[khr]

A 95% confidence interval will contain the true mean 95% of the time (across an infinite number of replications of the experiment/study). For a single confidence interval, you have either captured the mean in your confidence interval, or you've not -- there's no probability about it.

[justinpombrio]

I believe this is the correct frequentist interpretation. To quote wikipedia:

> A 95% confidence level does not mean that for a given realized interval there is a 95% probability that the population parameter lies within the interval (i.e., a 95% probability that the interval covers the population parameter).[10] According to the strict frequentist interpretation, once an interval is calculated, this interval either covers the parameter value or it does not; it is no longer a matter of probability.

[EForEndeavour]

This is where I get lost:

> For a single confidence interval, you have either captured the mean in your confidence interval, or you've not -- there's no probability about it.

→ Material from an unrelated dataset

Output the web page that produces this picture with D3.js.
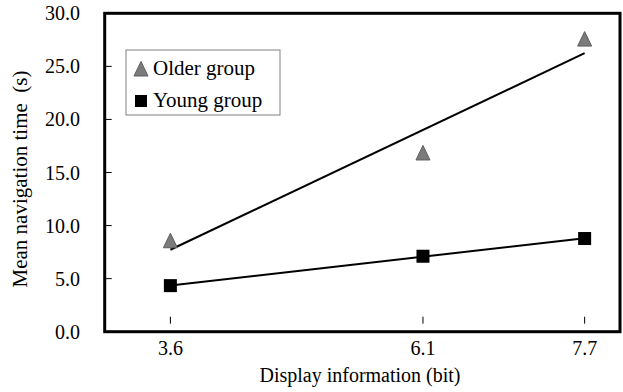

Isn't there? The underlying truth is that you either definitely have or have not captured the population mean in any specific confidence interval. But you can't know this truth. In the long run, if "a 95% confidence interval contains the true mean 95% of the time across an infinite number of replications of the experiment/study," then isn't it true that any single specific experiment's CI has a 95% probability of containing the true value?!

In my untrained mind, this is exactly equivalent to flipping an unfair coin with a 95% chance of heads. Sure, before flipping, the outcome of heads has a 95% probability. After flipping, you either get heads or tails. But if you flip a coin and hide the outcome without looking at it, doesn't it still have a 95% chance of being heads as far as the experimenter can tell?